──────── Data provided
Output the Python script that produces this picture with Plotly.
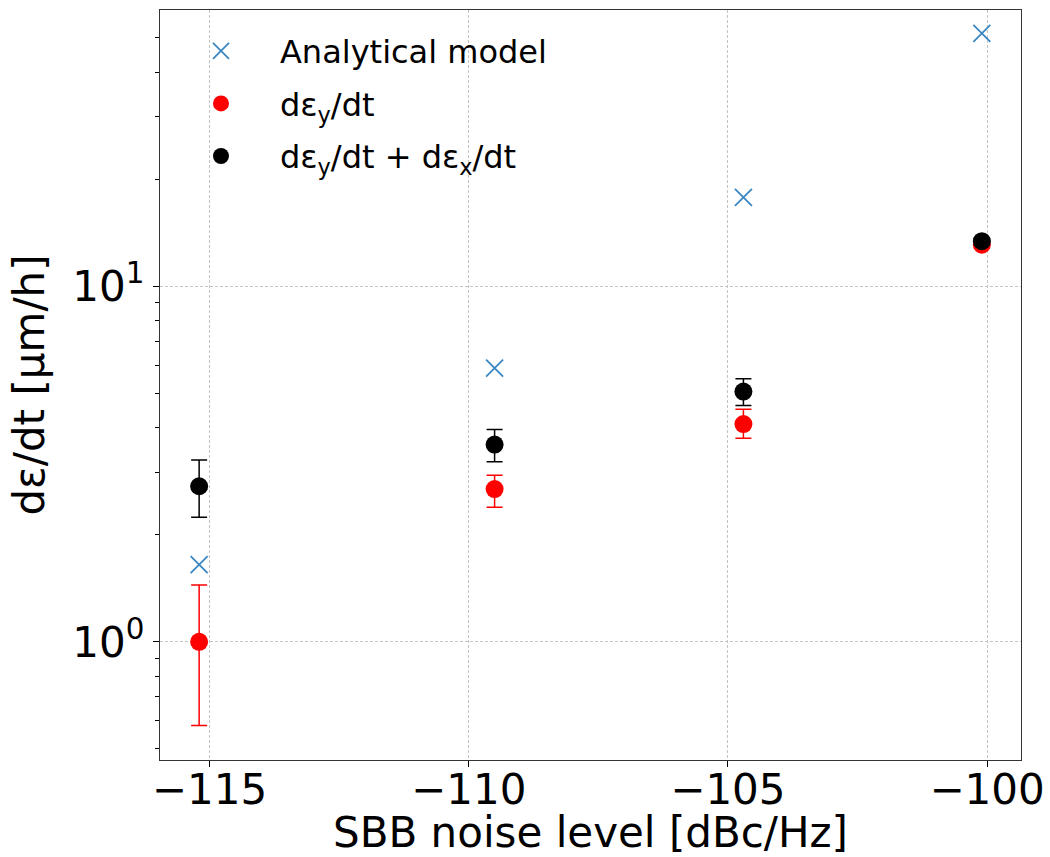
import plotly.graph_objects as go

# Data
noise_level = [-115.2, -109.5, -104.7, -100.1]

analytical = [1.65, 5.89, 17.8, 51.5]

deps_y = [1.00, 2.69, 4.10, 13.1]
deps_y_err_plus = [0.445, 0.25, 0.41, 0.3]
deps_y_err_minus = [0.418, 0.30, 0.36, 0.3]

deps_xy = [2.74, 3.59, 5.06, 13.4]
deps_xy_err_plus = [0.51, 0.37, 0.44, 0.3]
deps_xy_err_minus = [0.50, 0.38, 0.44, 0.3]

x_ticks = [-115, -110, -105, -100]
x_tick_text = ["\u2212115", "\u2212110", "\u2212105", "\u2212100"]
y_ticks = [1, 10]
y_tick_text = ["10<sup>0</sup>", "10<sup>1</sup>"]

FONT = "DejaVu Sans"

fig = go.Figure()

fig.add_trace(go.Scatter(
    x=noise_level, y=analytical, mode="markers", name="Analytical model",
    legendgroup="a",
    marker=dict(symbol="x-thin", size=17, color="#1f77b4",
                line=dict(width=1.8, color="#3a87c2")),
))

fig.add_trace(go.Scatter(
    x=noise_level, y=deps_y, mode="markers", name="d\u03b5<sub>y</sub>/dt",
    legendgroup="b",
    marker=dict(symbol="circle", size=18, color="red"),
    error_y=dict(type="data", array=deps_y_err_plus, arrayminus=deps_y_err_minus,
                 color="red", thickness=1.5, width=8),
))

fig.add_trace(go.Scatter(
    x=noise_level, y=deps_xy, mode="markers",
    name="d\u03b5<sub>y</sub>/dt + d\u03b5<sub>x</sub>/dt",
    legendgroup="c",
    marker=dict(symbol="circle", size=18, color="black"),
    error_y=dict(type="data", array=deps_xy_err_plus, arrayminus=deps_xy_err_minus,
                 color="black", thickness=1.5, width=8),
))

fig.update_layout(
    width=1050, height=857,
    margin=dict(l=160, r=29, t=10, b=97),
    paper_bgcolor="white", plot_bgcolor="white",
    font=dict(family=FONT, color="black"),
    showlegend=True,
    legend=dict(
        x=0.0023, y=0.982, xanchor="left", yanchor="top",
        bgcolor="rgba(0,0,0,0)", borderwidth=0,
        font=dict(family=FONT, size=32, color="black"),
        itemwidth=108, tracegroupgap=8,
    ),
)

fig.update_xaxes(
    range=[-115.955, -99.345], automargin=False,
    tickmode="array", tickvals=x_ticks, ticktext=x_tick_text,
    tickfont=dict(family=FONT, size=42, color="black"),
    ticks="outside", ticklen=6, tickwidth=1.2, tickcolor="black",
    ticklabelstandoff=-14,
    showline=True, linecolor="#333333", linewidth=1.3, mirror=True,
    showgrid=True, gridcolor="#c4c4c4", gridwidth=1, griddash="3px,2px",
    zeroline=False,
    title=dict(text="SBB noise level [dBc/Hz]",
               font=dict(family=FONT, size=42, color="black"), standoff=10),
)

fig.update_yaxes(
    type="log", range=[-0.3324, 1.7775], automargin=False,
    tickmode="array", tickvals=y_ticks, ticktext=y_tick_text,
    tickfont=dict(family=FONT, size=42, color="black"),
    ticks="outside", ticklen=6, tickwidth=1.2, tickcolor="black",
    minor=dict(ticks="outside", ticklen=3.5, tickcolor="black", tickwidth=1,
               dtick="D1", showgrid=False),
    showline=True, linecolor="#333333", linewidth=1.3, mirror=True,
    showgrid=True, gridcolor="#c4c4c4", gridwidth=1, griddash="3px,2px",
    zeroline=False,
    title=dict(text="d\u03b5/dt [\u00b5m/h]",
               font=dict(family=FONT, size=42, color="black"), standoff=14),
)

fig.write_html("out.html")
────────────────
• _Work instructions_: Without any pictures, reproduce the lines from the first one in the material through the line that has "fig = go.Figure()", exactly as they appear.

• _Written response_:
Output the Python script that produces this picture with Plotly.
import plotly.graph_objects as go

# Data
noise_level = [-115.2, -109.5, -104.7, -100.1]

analytical = [1.65, 5.89, 17.8, 51.5]

deps_y = [1.00, 2.69, 4.10, 13.1]
deps_y_err_plus = [0.445, 0.25, 0.41, 0.3]
deps_y_err_minus = [0.418, 0.30, 0.36, 0.3]

deps_xy = [2.74, 3.59, 5.06, 13.4]
deps_xy_err_plus = [0.51, 0.37, 0.44, 0.3]
deps_xy_err_minus = [0.50, 0.38, 0.44, 0.3]

x_ticks = [-115, -110, -105, -100]
x_tick_text = ["\u2212115", "\u2212110", "\u2212105", "\u2212100"]
y_ticks = [1, 10]
y_tick_text = ["10<sup>0</sup>", "10<sup>1</sup>"]

FONT = "DejaVu Sans"

fig = go.Figure()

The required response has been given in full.